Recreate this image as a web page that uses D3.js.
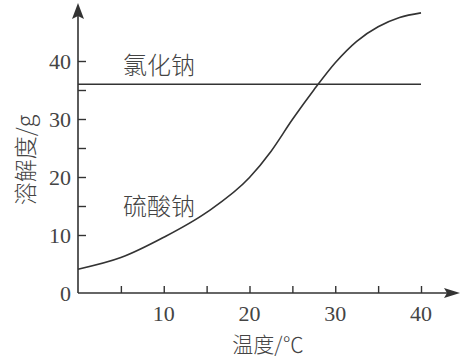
<!DOCTYPE html>
<html><head><meta charset="utf-8">
<script src="https://cdn.jsdelivr.net/npm/d3@7"></script>
<style>
html,body{margin:0;padding:0;background:#fff;}
svg{display:block;}
</style></head>
<body>
<script>
// Data
const temps = [0, 5, 10, 15, 20, 22.5, 25, 27.5, 30, 32.5, 35, 37.5, 40];
const na2so4 = [4.1, 6.1, 9.6, 13.9, 19.9, 24.4, 29.9, 35.0, 39.7, 43.4, 45.9, 47.5, 48.3];
const naclTemps = [0, 40];
const nacl = [36, 36];
const xTicks = [5, 10, 15, 20, 25, 30, 35, 40];
const yTicks = [10, 15, 20, 25, 30, 35, 40];
const xTickLabels = [10, 20, 30, 40];
const yTickLabels = [0, 10, 20, 30, 40];
const seriesNames = ["氯化钠", "硫酸钠"];
const xTitle = "温度/℃";
const yTitle = "溶解度/g";

const W = 462, H = 359;
const ink = "#333";
const textInk = "#444";
const numFont = '"Liberation Serif", "Times New Roman", serif';
const cjkFont = '"Noto Sans CJK SC"';
const svg = d3.select("body").append("svg").attr("width", W).attr("height", H);

const x = d3.scaleLinear().domain([0, 40]).range([78, 421]);
const y = d3.scaleLinear().domain([0, 40]).range([293, 61]);

// axes lines with arrows
svg.append("line").attr("x1", x(0)).attr("x2", 450).attr("y1", y(0)).attr("y2", y(0))
  .attr("stroke", ink).attr("stroke-width", 1.6);
svg.append("line").attr("x1", x(0)).attr("x2", x(0)).attr("y1", y(0)).attr("y2", 12)
  .attr("stroke", ink).attr("stroke-width", 1.6);
svg.append("path").attr("d", `M460,${y(0)} L444,${y(0)-5} L447,${y(0)} L444,${y(0)+5} Z`).attr("fill", ink);
svg.append("path").attr("d", `M${x(0)},3 L${x(0)-6},19 L${x(0)},16 L${x(0)+6},19 Z`).attr("fill", ink);

// x ticks (inward)
const xAxis = d3.axisBottom(x).tickValues(xTicks).tickSizeInner(-7).tickSizeOuter(0)
  .tickFormat(() => "");
const gx = svg.append("g").attr("transform", `translate(0,${y(0)})`).call(xAxis);
gx.select(".domain").remove();
gx.selectAll("line").attr("stroke", ink).attr("stroke-width", 1.4);

const yAxis = d3.axisLeft(y).tickValues(yTicks).tickSizeInner(-8).tickSizeOuter(0)
  .tickFormat(() => "");
const gy = svg.append("g").attr("transform", `translate(${x(0)},0)`).call(yAxis);
gy.select(".domain").remove();
gy.selectAll("line").attr("stroke", ink).attr("stroke-width", 1.4);

// tick labels
svg.append("g").selectAll("text").data(xTickLabels).join("text")
  .style("font-family", numFont).style("font-size", "22px")
  .attr("x", d => x(d)).attr("y", 321)
  .attr("text-anchor", "middle")
  .attr("fill", textInk).text(d => d);
svg.append("g").selectAll("text").data(yTickLabels).join("text")
  .style("font-family", numFont).style("font-size", "22px")
  .attr("x", 71).attr("y", d => y(d) + 8)
  .attr("text-anchor", "end")
  .attr("fill", textInk).text(d => d);

// series
const line = d3.line().x(d => x(d[0])).y(d => y(d[1])).curve(d3.curveMonotoneX);
svg.append("path").datum(naclTemps.map((t, i) => [t, nacl[i]]))
  .attr("d", line).attr("fill", "none").attr("stroke", ink).attr("stroke-width", 1.6);
svg.append("path").datum(temps.map((t, i) => [t, na2so4[i]]))
  .attr("d", line).attr("fill", "none").attr("stroke", ink).attr("stroke-width", 1.6);

svg.append("text").style("font-family", cjkFont).style("font-size", "24px").style("font-weight", 300)
  .attr("x", 123).attr("y", 74).attr("fill", textInk).text(seriesNames[0]);
svg.append("text").style("font-family", cjkFont).style("font-size", "24px").style("font-weight", 300)
  .attr("x", 123).attr("y", 215).attr("fill", textInk).text(seriesNames[1]);

// titles
svg.append("text").style("font-family", cjkFont).style("font-size", "21px").style("font-weight", 300)
  .attr("x", 268).attr("y", 352).attr("text-anchor", "middle")
  .attr("fill", textInk).text(xTitle);
svg.append("text").style("font-family", cjkFont).style("font-size", "23px").style("font-weight", 300)
  .attr("transform", "translate(34,160) rotate(-90)").attr("text-anchor", "middle")
  .attr("fill", textInk).text(yTitle);
</script>
</body></html>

TASK DIRECTIONS
Quote in full the listing given above; the images are to be left out.

WRITTEN SOLUTION
Recreate this image as a web page that uses D3.js.
<!DOCTYPE html>
<html><head><meta charset="utf-8">
<script src="https://cdn.jsdelivr.net/npm/d3@7"></script>
<style>
html,body{margin:0;padding:0;background:#fff;}
svg{display:block;}
</style></head>
<body>
<script>
// Data
const temps = [0, 5, 10, 15, 20, 22.5, 25, 27.5, 30, 32.5, 35, 37.5, 40];
const na2so4 = [4.1, 6.1, 9.6, 13.9, 19.9, 24.4, 29.9, 35.0, 39.7, 43.4, 45.9, 47.5, 48.3];
const naclTemps = [0, 40];
const nacl = [36, 36];
const xTicks = [5, 10, 15, 20, 25, 30, 35, 40];
const yTicks = [10, 15, 20, 25, 30, 35, 40];
const xTickLabels = [10, 20, 30, 40];
const yTickLabels = [0, 10, 20, 30, 40];
const seriesNames = ["氯化钠", "硫酸钠"];
const xTitle = "温度/℃";
const yTitle = "溶解度/g";

const W = 462, H = 359;
const ink = "#333";
const textInk = "#444";
const numFont = '"Liberation Serif", "Times New Roman", serif';
const cjkFont = '"Noto Sans CJK SC"';
const svg = d3.select("body").append("svg").attr("width", W).attr("height", H);

const x = d3.scaleLinear().domain([0, 40]).range([78, 421]);
const y = d3.scaleLinear().domain([0, 40]).range([293, 61]);

// axes lines with arrows
svg.append("line").attr("x1", x(0)).attr("x2", 450).attr("y1", y(0)).attr("y2", y(0))
  .attr("stroke", ink).attr("stroke-width", 1.6);
svg.append("line").attr("x1", x(0)).attr("x2", x(0)).attr("y1", y(0)).attr("y2", 12)
  .attr("stroke", ink).attr("stroke-width", 1.6);
svg.append("path").attr("d", `M460,${y(0)} L444,${y(0)-5} L447,${y(0)} L444,${y(0)+5} Z`).attr("fill", ink);
svg.append("path").attr("d", `M${x(0)},3 L${x(0)-6},19 L${x(0)},16 L${x(0)+6},19 Z`).attr("fill", ink);

// x ticks (inward)
const xAxis = d3.axisBottom(x).tickValues(xTicks).tickSizeInner(-7).tickSizeOuter(0)
  .tickFormat(() => "");
const gx = svg.append("g").attr("transform", `translate(0,${y(0)})`).call(xAxis);
gx.select(".domain").remove();
gx.selectAll("line").attr("stroke", ink).attr("stroke-width", 1.4);

const yAxis = d3.axisLeft(y).tickValues(yTicks).tickSizeInner(-8).tickSizeOuter(0)
  .tickFormat(() => "");
const gy = svg.append("g").attr("transform", `translate(${x(0)},0)`).call(yAxis);
gy.select(".domain").remove();
gy.selectAll("line").attr("stroke", ink).attr("stroke-width", 1.4);

// tick labels
svg.append("g").selectAll("text").data(xTickLabels).join("text")
  .style("font-family", numFont).style("font-size", "22px")
  .attr("x", d => x(d)).attr("y", 321)
  .attr("text-anchor", "middle")
  .attr("fill", textInk).text(d => d);
svg.append("g").selectAll("text").data(yTickLabels).join("text")
  .style("font-family", numFont).style("font-size", "22px")
  .attr("x", 71).attr("y", d => y(d) + 8)
  .attr("text-anchor", "end")
  .attr("fill", textInk).text(d => d);

// series
const line = d3.line().x(d => x(d[0])).y(d => y(d[1])).curve(d3.curveMonotoneX);
svg.append("path").datum(naclTemps.map((t, i) => [t, nacl[i]]))
  .attr("d", line).attr("fill", "none").attr("stroke", ink).attr("stroke-width", 1.6);
svg.append("path").datum(temps.map((t, i) => [t, na2so4[i]]))
  .attr("d", line).attr("fill", "none").attr("stroke", ink).attr("stroke-width", 1.6);

svg.append("text").style("font-family", cjkFont).style("font-size", "24px").style("font-weight", 300)
  .attr("x", 123).attr("y", 74).attr("fill", textInk).text(seriesNames[0]);
svg.append("text").style("font-family", cjkFont).style("font-size", "24px").style("font-weight", 300)
  .attr("x", 123).attr("y", 215).attr("fill", textInk).text(seriesNames[1]);

// titles
svg.append("text").style("font-family", cjkFont).style("font-size", "21px").style("font-weight", 300)
  .attr("x", 268).attr("y", 352).attr("text-anchor", "middle")
  .attr("fill", textInk).text(xTitle);
svg.append("text").style("font-family", cjkFont).style("font-size", "23px").style("font-weight", 300)
  .attr("transform", "translate(34,160) rotate(-90)").attr("text-anchor", "middle")
  .attr("fill", textInk).text(yTitle);
</script>
</body></html>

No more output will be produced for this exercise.